3. Have strong but loose beliefs
The ability to pivot is a core skill under the “adaptability” trait. The ‘pivot’ is one of the most fundamental concepts learned from the Lean Startup. The book (which you should read) states that on day one, all you have in your new venture is a series of untested hypotheses. These key assumptions are what you believe is necessary to prove your value. Make it your priority to validate these assumptions — if you can’t, it’s time to make a change.

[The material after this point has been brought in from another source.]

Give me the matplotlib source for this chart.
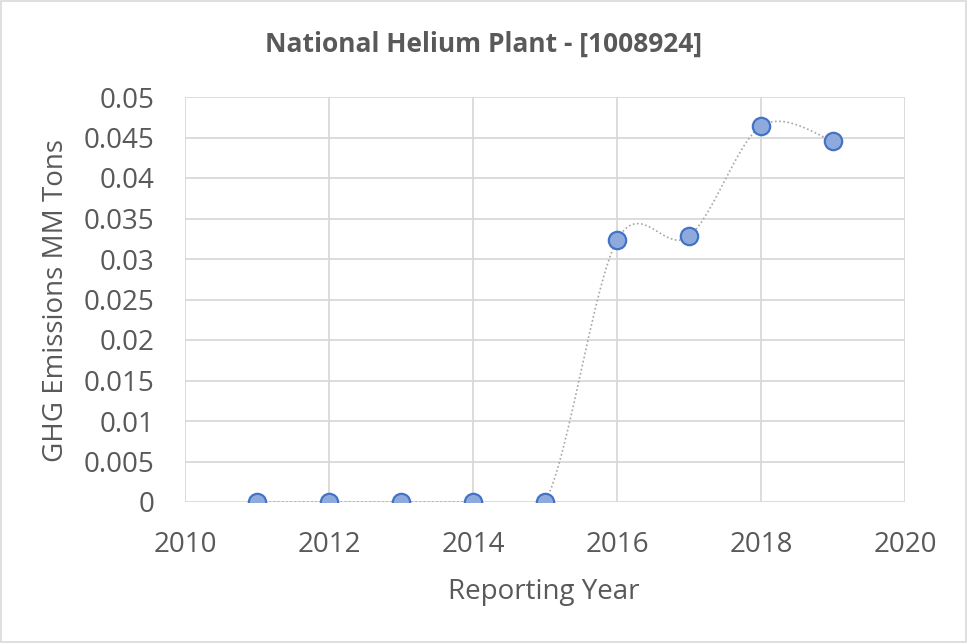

The inability to pivot is all too often the nail in the young startup coffin. Yet, pivoting too much can result in a loss of vision and a false sense of identity. Finding the perfect balance is critical. Your business’ values are like Lego bricks. The shape of the bricks, your core vision, stay the same, but they can always be rearranged to build something new and unique. Establish a foundation of strong values and beliefs, but be constantly molding your business and solution to validate your hypotheses.
4. Work hard… really hard
Working hard goes beyond all-nighters and early mornings. Working hard means always pondering and reflecting on current tasks and next steps. Your mind should be on and actively assessing your venture whenever you can. Mental complacency leads to painstaking mistakes and loss of progress. My best hack to staying mentally “on” is to make “thoughts” lists every couple of days outlining what needs to happen for my venture. This list can be big-picture (“Get a tech co-founder”) to small picture (“Send pitch deck to Kelly”) but all in all, it keeps me focused on main ‘themes’ and allows me to derive daily action items so I can get ’em done.
So, stop worrying about not knowing everything and start adapting to your current situation. You don’t have to drop out, just get with it — being adaptable is the new 4.0.